I used to wonder, what's wrong with religious people? How can they believe in such absurdities? Sometimes I now wonder what's wrong with me that I can't believe in the absurdities that 95% of the people in the world seem to believe in.

The fact is, most people are hedonists. They act in the way that increases their pleasure. They indulge in religion because they enjoy it — because it feels good. Atheists tell them to give up their religion because religion is false. But atheists don't have anything to offer them that feels as good to take its place.

The philosopher William Barrett, raised a Catholic, became a doubter and agnostic as a scholar and editor. "Beneath all the conflicting clamor of my ideas, over the years there has been deep down the growing hunger to worship," he recently said. Now in his 70s, Barrett has returned to the church and says he can't explain why. (It makes him feel good.)


Voltaire said: "If God did not exist it would be necessary to invent him in order to keep the peace and order in our society." Of course, Voltaire, being a skeptic, believed that that was what had been done.

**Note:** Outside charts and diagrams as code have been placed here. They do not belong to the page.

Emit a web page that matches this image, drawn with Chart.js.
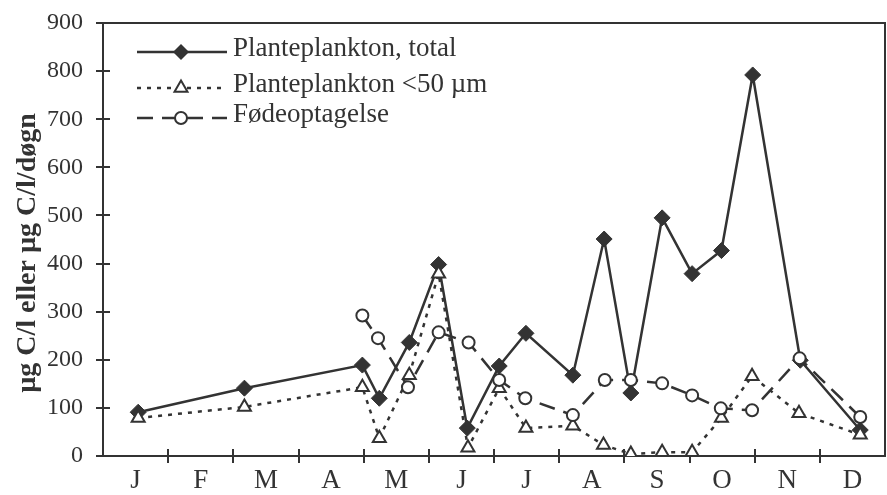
<!DOCTYPE html>
<html>
<head>
<meta charset="utf-8">
<script src="https://cdn.jsdelivr.net/npm/chart.js@4.4.1/dist/chart.umd.min.js"></script>
<style>
    html, body { margin: 0; padding: 0; background: #fff; }
    #wrap { width: 887px; height: 495px; }
</style>
</head>
<body>
<div id="wrap"><canvas id="chart" width="887" height="495"></canvas></div>
<script>
let months = ['J', 'F', 'M', 'A', 'M', 'J', 'J', 'A', 'S', 'O', 'N', 'D'];
let yTicks = [0, 100, 200, 300, 400, 500, 600, 700, 800, 900];

// sampling dates in months from 1 January
let totalDates = [0.54, 2.17, 3.98, 4.24, 4.70, 5.15, 5.59, 6.08, 6.49, 7.21, 7.69, 8.10, 8.58, 9.04, 9.49, 9.97, 10.70, 11.62];
let totalValues = [91, 141, 189, 120, 236, 398, 58, 187, 255, 168, 451, 131, 495, 379, 427, 792, 199, 54];

let smallDates = [0.54, 2.17, 3.98, 4.24, 4.70, 5.15, 5.60, 6.08, 6.49, 7.21, 7.68, 8.10, 8.58, 9.04, 9.49, 9.96, 10.68, 11.62];
let smallValues = [79, 102, 143, 37, 168, 379, 17, 141, 58, 63, 23, 4, 8, 8, 79, 166, 89, 44];

let foodDates = [3.98, 4.22, 4.68, 5.15, 5.61, 6.08, 6.48, 7.21, 7.70, 8.10, 8.58, 9.04, 9.48, 9.96, 10.69, 11.62];
let foodValues = [292, 245, 143, 257, 236, 158, 120, 85, 158, 158, 151, 126, 99, 95, 203, 81];

let ink = '#333333';
let serif = "'Liberation Serif', 'Times New Roman', serif";

function points(dates, values) {
    return dates.map((d, i) => ({ x: d, y: values[i] }));
}

// small marker shapes for the legend
function drawMarker(ctx, style, x, y) {
    ctx.beginPath();
    if (style === 'rectRot') {
        ctx.moveTo(x, y - 8); ctx.lineTo(x + 8, y); ctx.lineTo(x, y + 8); ctx.lineTo(x - 8, y);
        ctx.closePath();
        ctx.fillStyle = ink; ctx.fill();
    } else if (style === 'triangle') {
        let r = 7.5;
        ctx.moveTo(x, y - r);
        ctx.lineTo(x + r * 0.866, y + r / 2);
        ctx.lineTo(x - r * 0.866, y + r / 2);
        ctx.closePath();
        ctx.fillStyle = '#fff'; ctx.fill(); ctx.stroke();
    } else {
        ctx.arc(x, y, 6, 0, Math.PI * 2);
        ctx.fillStyle = '#fff'; ctx.fill(); ctx.stroke();
    }
}

let frame = {
    id: 'frame',
    beforeDatasetsDraw(chart) {
        let { ctx, chartArea, scales } = chart;
        ctx.save();
        ctx.strokeStyle = ink;
        ctx.lineWidth = 2;
        ctx.beginPath();
        ctx.moveTo(chartArea.left, chartArea.top);
        ctx.lineTo(chartArea.right, chartArea.top);
        ctx.lineTo(chartArea.right, chartArea.bottom);
        // tick marks crossing the axes
        yTicks.forEach(v => {
            let y = Math.round(scales.y.getPixelForValue(v));
            ctx.moveTo(chartArea.left - 7, y);
            ctx.lineTo(chartArea.left + 7, y);
        });
        for (let m = 1; m < 12; m++) {
            let x = Math.round(scales.x.getPixelForValue(m));
            ctx.moveTo(x, chartArea.bottom - 7);
            ctx.lineTo(x, chartArea.bottom + 7);
        }
        ctx.stroke();
        ctx.restore();
    },
    afterDraw(chart) {
        let ctx = chart.ctx;
        ctx.save();
        // y axis title
        ctx.translate(28, 253);
        ctx.rotate(-Math.PI / 2);
        ctx.font = 'bold 28px ' + serif;
        ctx.fillStyle = ink;
        ctx.textAlign = 'center';
        ctx.textBaseline = 'middle';
        ctx.fillText('\u00b5g C/l eller \u00b5g C/l/d\u00f8gn', 0, 0);
        ctx.restore();

        // legend: line sample with marker, then label
        let rows = [52, 88, 118];
        chart.data.datasets.forEach((ds, i) => {
            let y = rows[i];
            ctx.save();
            ctx.strokeStyle = ink;
            ctx.lineWidth = ds.borderWidth;
            ctx.setLineDash(ds.borderDash || []);
            ctx.beginPath();
            ctx.moveTo(137, y);
            ctx.lineTo(227, y);
            ctx.stroke();
            ctx.setLineDash([]);
            ctx.lineWidth = 2;
            drawMarker(ctx, ds.pointStyle, 181, y);
            ctx.fillStyle = ink;
            ctx.font = '27px ' + serif;
            ctx.textBaseline = 'alphabetic';
            ctx.fillText(ds.label, 233, y + 4);
            ctx.restore();
        });
    }
};

let chart = new Chart(document.getElementById('chart'), {
    type: 'line',
    data: {
        datasets: [{
            label: 'Planteplankton, total',
            data: points(totalDates, totalValues),
            borderColor: ink,
            borderWidth: 2.5,
            pointStyle: 'rectRot',
            pointRadius: 8,
            pointBackgroundColor: ink,
            pointBorderColor: ink,
            pointBorderWidth: 1,
            order: 3
        }, {
            label: 'Planteplankton <50 \u00b5m',
            data: points(smallDates, smallValues),
            borderColor: ink,
            borderWidth: 2.5,
            borderDash: [4, 6],
            pointStyle: 'triangle',
            pointRadius: 7.5,
            pointBackgroundColor: '#fff',
            pointBorderColor: ink,
            pointBorderWidth: 2,
            order: 2
        }, {
            label: 'F\u00f8deoptagelse',
            data: points(foodDates, foodValues),
            borderColor: ink,
            borderWidth: 2.5,
            borderDash: [16, 9],
            pointStyle: 'circle',
            pointRadius: 6,
            pointBackgroundColor: '#fff',
            pointBorderColor: ink,
            pointBorderWidth: 2,
            order: 1
        }]
    },
    options: {
        responsive: false,
        animation: false,
        devicePixelRatio: 1,
        layout: {
            autoPadding: false,
            padding: { top: 23, right: 2, left: 0, bottom: 0 }
        },
        plugins: {
            legend: { display: false },
            tooltip: { enabled: false }
        },
        scales: {
            x: {
                type: 'linear',
                min: 0,
                max: 12,
                afterBuildTicks: scale => {
                    scale.ticks = months.map((m, i) => ({ value: i + 0.5 }));
                },
                afterFit: scale => {
                    scale.height = 39;
                    scale.paddingLeft = 0;
                    scale.paddingRight = 0;
                },
                grid: { display: false, drawTicks: false },
                border: { display: true, color: ink, width: 2 },
                ticks: {
                    autoSkip: false,
                    maxRotation: 0,
                    padding: 9,
                    color: ink,
                    font: { family: serif, size: 27 },
                    callback: (value, index) => months[index]
                }
            },
            y: {
                min: 0,
                max: 900,
                afterFit: scale => {
                    scale.width = 103;
                    scale.paddingTop = 0;
                    scale.paddingBottom = 0;
                },
                grid: { display: false, drawTicks: false },
                border: { display: true, color: ink, width: 2 },
                ticks: {
                    stepSize: 100,
                    padding: 20,
                    color: ink,
                    font: { family: serif, size: 24 }
                }
            }
        }
    },
    plugins: [frame]
});
</script>
</body>
</html>
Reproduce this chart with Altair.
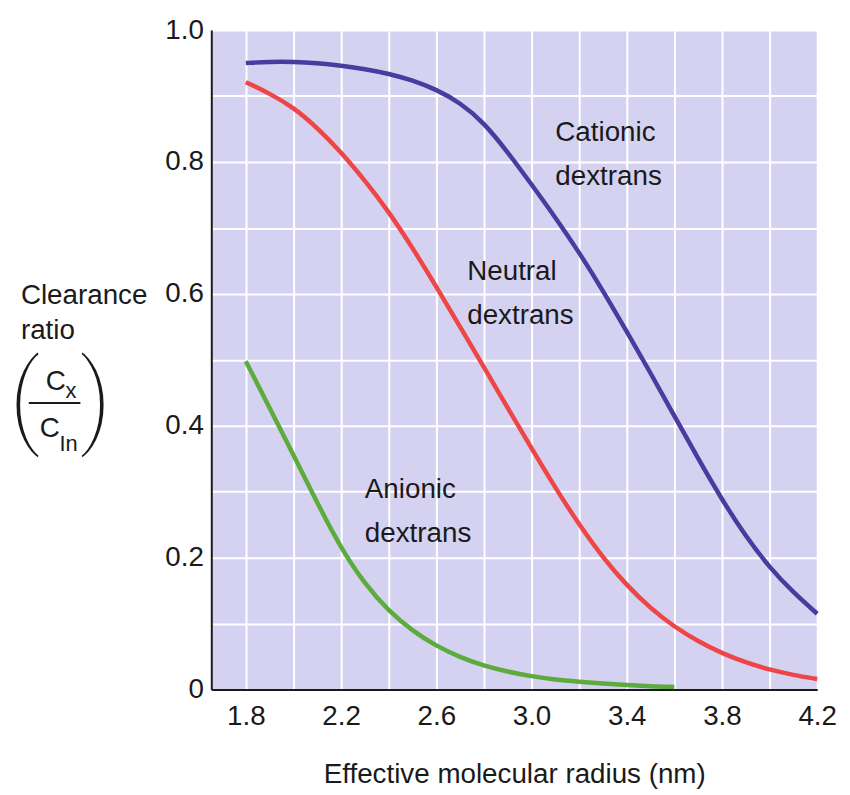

Napoleon Bonaparte also thought religion a necessity: "How can you have order in a state without religion? For, when one man is dying of hunger near another who is ill of surfeit, he cannot resign himself to this difference unless there is an authority which declares, 'God wills it thus."'

Will Durant said: "We shall find it no easy task to mold a natural ethic strong enough to maintain moral restraint and social order without the support of supernatural sanctions, hopes and fears."

John Stuart Mill also took the pragmatic view: "It is conceivable that religion may be morally useful without being intellectually sustainable."

Atheists may just lack the intuitive, pragmatic guidance that unconsciously determines the belief systems of the conforming majority. Maybe those who wallow in religion, superstition, supernaturalism, mysticism and magic aren't really as stupid as atheists make them out to be. Maybe the lonely, bitter, resentful atheist is the stupid one who can't believe in the rubbish that makes believers happy.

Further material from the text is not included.